6. Scalability, Extensibility, and Future Prospects

LensingFlow has been engineered to meet the scalability requirements of current and future GW detection campaigns. Key properties include:

• Horizontal Scaling: Designed to support increases in GW event rates, allowing near-real-time lensing analyses as detector sensitivity improves.
• Pipeline Agnosticism: Additional or more complex pipelines can be integrated to address new scientific objectives or accommodate expanded physical models.
• Advanced Prioritization: Dynamic job prioritization adapts as candidate significance evolves over the course of analysis.
• Toward Multi-messenger Lensing: The modularity of LensingFlow lends itself to adaptation for multimodal/multimessenger scenarios where electromagnetic and GW lensing are analyzed jointly.

A plausible implication is that, as datasets and survey scales expand, such platforms will become standard tools for managing the computational and logistical complexity of lensing analyses across astrophysical and cosmological domains.
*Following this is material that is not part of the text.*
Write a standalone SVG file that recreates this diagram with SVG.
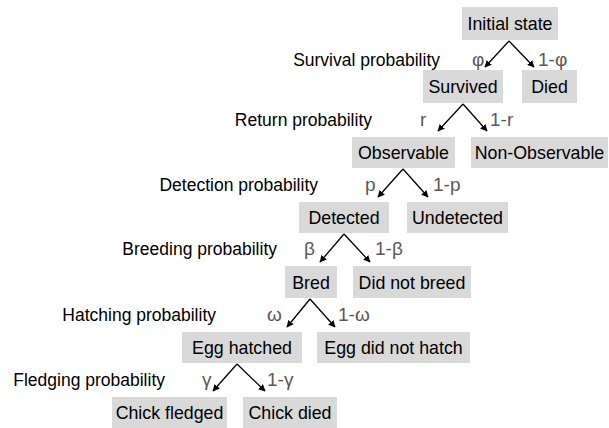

7. Scientific Impact and Significance

By providing a reproducible, automated, and extensible framework for lensing search and analysis, LensingFlow addresses the logistical and scientific bottlenecks in identifying lensed GW events. Its capacity to triage, manage, and prioritize analyses based on quantitative statistical evidence enables:

• Efficient Large-scale Searches: Avoids wasteful use of resources on false positives, concentrating detailed analysis on high-value events.
• Robust Candidate Discovery: Minimizes human intervention and subjectivity, ensuring uniformity and transparency in the detection process.
• Enabling Population Studies: By systematically processing all catalogued events, LensingFlow facilitates statistically robust studies of lensing rates, the properties of lenses (e.g., compactness, mass, redshift distribution), and may ultimately inform population-level models of lensing objects and GW sources.

These capabilities position LensingFlow as a foundational methodology for gravitational wave lensing analyses in the current and next generation of astronomical surveys (Wright et al., 27 Jul 2025).